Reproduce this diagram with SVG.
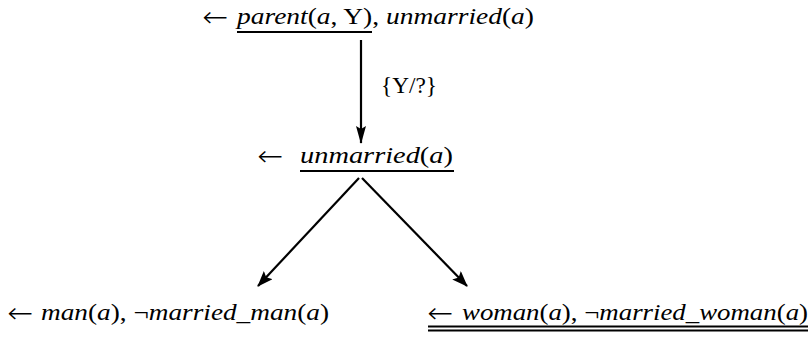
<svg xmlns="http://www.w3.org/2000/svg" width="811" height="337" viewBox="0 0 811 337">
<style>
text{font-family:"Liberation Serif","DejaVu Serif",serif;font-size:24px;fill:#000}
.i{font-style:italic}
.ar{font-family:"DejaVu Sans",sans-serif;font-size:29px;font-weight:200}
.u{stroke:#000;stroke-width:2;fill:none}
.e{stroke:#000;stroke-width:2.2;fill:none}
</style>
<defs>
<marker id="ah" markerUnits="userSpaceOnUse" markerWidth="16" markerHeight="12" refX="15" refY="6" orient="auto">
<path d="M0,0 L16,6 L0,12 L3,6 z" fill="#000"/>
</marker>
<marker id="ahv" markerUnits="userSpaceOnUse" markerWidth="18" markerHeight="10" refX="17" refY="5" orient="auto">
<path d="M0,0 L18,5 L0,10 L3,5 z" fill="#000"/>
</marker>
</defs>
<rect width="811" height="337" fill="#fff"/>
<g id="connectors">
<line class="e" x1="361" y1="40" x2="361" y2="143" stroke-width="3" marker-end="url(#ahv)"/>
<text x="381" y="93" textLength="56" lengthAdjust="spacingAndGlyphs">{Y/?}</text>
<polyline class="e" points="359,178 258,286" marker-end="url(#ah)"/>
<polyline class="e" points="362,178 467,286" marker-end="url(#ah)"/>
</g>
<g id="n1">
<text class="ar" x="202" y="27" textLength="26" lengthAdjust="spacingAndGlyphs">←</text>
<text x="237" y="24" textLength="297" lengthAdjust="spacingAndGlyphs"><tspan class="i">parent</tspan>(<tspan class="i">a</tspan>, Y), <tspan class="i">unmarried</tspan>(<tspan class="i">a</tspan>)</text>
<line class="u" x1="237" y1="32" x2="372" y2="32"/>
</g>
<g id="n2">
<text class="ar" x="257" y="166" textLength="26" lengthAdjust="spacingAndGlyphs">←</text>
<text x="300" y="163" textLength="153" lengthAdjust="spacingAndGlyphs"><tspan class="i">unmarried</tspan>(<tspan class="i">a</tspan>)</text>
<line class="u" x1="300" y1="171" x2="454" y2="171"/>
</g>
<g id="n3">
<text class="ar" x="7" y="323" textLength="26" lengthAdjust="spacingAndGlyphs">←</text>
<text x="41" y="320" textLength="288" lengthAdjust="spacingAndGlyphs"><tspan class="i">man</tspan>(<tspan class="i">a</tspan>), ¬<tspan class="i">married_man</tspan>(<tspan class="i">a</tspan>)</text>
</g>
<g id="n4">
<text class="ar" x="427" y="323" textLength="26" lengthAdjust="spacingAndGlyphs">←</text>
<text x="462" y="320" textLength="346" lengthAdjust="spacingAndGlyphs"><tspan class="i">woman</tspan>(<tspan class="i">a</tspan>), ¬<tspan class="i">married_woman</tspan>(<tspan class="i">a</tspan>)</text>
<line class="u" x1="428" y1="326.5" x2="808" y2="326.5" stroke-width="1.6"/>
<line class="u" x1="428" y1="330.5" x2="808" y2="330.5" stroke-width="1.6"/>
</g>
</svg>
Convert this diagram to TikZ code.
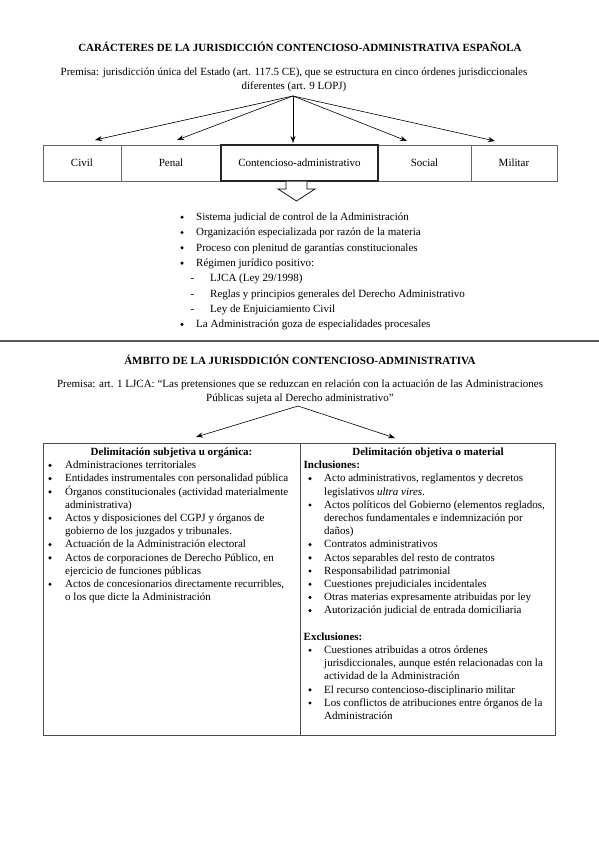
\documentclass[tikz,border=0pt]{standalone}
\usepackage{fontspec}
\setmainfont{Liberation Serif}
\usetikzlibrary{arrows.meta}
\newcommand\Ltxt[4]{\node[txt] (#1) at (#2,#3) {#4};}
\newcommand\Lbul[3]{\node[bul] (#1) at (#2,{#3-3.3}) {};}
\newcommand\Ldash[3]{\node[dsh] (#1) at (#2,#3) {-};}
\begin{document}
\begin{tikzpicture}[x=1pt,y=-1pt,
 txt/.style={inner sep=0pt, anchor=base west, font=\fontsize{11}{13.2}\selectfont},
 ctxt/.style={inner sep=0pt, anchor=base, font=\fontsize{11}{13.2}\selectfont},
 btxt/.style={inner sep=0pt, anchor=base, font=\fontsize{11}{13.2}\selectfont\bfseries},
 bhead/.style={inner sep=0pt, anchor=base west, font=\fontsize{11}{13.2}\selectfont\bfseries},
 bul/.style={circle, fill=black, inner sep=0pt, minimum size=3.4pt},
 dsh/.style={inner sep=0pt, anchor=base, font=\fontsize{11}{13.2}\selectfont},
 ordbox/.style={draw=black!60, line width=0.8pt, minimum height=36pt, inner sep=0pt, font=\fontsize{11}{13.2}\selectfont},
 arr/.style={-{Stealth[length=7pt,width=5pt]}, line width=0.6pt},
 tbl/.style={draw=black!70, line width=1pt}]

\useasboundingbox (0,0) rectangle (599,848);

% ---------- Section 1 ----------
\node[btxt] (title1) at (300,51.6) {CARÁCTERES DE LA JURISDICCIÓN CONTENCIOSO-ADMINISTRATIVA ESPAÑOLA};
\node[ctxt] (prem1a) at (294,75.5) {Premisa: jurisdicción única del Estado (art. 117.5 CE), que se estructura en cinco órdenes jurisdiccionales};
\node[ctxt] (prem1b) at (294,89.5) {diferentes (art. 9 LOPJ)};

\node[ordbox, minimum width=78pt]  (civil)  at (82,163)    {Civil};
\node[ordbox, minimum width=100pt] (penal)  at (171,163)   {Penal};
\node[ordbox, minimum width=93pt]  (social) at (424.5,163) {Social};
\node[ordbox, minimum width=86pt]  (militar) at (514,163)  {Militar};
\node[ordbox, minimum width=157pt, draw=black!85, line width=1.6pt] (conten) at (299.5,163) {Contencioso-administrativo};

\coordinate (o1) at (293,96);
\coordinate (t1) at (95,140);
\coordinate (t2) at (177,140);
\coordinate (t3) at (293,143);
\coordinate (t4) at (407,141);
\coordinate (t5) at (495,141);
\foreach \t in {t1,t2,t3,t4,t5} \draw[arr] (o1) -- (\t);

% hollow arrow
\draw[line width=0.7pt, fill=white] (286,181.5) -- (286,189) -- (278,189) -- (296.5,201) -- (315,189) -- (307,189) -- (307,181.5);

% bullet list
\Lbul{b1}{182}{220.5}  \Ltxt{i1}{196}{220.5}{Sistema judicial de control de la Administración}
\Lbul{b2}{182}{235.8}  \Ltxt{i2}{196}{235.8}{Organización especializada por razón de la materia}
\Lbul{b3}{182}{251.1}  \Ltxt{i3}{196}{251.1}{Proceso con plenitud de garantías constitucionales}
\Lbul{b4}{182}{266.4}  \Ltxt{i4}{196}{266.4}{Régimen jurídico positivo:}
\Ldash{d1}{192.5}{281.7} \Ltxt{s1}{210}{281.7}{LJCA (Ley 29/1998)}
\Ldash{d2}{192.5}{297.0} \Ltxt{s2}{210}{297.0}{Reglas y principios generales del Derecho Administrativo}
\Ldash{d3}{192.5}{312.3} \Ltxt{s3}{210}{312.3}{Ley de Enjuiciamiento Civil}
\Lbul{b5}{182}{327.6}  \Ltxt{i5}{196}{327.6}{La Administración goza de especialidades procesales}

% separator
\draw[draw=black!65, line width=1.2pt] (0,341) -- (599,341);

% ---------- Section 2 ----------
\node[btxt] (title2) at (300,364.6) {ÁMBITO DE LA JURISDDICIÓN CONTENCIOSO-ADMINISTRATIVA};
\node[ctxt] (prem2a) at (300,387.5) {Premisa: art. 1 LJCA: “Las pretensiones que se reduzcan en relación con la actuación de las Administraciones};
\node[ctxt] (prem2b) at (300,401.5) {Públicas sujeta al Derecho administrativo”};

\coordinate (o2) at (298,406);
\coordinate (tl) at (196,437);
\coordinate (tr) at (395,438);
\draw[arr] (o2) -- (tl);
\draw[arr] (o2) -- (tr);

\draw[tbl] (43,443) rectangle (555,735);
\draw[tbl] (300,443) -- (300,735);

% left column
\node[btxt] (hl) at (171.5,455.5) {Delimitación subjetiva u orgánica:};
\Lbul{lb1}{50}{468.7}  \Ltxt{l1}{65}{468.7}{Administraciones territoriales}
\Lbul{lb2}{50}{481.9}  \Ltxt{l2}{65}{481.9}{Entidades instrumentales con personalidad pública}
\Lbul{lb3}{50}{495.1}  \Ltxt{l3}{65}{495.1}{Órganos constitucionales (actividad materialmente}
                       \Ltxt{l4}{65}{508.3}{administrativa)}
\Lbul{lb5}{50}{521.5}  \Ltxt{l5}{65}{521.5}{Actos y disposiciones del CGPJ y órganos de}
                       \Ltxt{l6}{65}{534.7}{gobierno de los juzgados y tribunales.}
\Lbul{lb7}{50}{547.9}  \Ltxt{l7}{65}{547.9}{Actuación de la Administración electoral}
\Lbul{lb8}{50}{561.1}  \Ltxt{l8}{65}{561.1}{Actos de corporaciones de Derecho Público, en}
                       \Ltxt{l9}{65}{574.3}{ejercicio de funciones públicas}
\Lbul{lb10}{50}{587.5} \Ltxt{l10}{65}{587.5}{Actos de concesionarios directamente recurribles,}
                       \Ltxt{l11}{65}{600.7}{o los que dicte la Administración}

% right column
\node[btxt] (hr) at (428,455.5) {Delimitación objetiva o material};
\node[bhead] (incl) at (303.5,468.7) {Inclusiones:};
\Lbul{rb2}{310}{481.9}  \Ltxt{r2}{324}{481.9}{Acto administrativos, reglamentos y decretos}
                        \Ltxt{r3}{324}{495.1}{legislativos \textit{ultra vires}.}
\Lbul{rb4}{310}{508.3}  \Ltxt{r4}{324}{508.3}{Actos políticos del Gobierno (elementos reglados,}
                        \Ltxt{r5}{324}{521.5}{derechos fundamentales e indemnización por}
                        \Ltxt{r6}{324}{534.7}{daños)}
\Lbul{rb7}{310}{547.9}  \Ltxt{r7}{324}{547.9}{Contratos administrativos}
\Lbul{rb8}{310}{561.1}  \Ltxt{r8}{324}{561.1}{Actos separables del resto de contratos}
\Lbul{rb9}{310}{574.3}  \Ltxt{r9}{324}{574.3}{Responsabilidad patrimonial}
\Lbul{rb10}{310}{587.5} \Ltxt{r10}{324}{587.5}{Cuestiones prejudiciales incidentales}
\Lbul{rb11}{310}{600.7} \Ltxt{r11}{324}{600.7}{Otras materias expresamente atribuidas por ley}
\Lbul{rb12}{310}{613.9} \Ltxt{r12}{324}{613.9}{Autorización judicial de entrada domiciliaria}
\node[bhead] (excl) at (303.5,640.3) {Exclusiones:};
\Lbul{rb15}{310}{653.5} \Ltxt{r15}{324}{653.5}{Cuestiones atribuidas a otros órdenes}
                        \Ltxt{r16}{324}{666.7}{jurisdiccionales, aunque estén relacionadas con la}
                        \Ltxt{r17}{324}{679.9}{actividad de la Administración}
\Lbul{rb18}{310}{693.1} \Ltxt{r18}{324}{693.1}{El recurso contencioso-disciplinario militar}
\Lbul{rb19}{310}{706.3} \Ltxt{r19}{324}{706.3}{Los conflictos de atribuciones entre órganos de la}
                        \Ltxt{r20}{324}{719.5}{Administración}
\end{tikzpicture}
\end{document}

◆ ◆ ◆ ◆ ◆ ◆ ◆

• **EXERCISE DIRECTIONS**
Drop the images and output only the lines from the one that contains "Convert this diagram to TikZ code." to the one that contains "(prem1b) at (294,89.5)", both included.

• **RESPONSE TO THE TASK**
Convert this diagram to TikZ code.
\documentclass[tikz,border=0pt]{standalone}
\usepackage{fontspec}
\setmainfont{Liberation Serif}
\usetikzlibrary{arrows.meta}
\newcommand\Ltxt[4]{\node[txt] (#1) at (#2,#3) {#4};}
\newcommand\Lbul[3]{\node[bul] (#1) at (#2,{#3-3.3}) {};}
\newcommand\Ldash[3]{\node[dsh] (#1) at (#2,#3) {-};}
\begin{document}
\begin{tikzpicture}[x=1pt,y=-1pt,
 txt/.style={inner sep=0pt, anchor=base west, font=\fontsize{11}{13.2}\selectfont},
 ctxt/.style={inner sep=0pt, anchor=base, font=\fontsize{11}{13.2}\selectfont},
 btxt/.style={inner sep=0pt, anchor=base, font=\fontsize{11}{13.2}\selectfont\bfseries},
 bhead/.style={inner sep=0pt, anchor=base west, font=\fontsize{11}{13.2}\selectfont\bfseries},
 bul/.style={circle, fill=black, inner sep=0pt, minimum size=3.4pt},
 dsh/.style={inner sep=0pt, anchor=base, font=\fontsize{11}{13.2}\selectfont},
 ordbox/.style={draw=black!60, line width=0.8pt, minimum height=36pt, inner sep=0pt, font=\fontsize{11}{13.2}\selectfont},
 arr/.style={-{Stealth[length=7pt,width=5pt]}, line width=0.6pt},
 tbl/.style={draw=black!70, line width=1pt}]

\useasboundingbox (0,0) rectangle (599,848);

% ---------- Section 1 ----------
\node[btxt] (title1) at (300,51.6) {CARÁCTERES DE LA JURISDICCIÓN CONTENCIOSO-ADMINISTRATIVA ESPAÑOLA};
\node[ctxt] (prem1a) at (294,75.5) {Premisa: jurisdicción única del Estado (art. 117.5 CE), que se estructura en cinco órdenes jurisdiccionales};
\node[ctxt] (prem1b) at (294,89.5) {diferentes (art. 9 LOPJ)};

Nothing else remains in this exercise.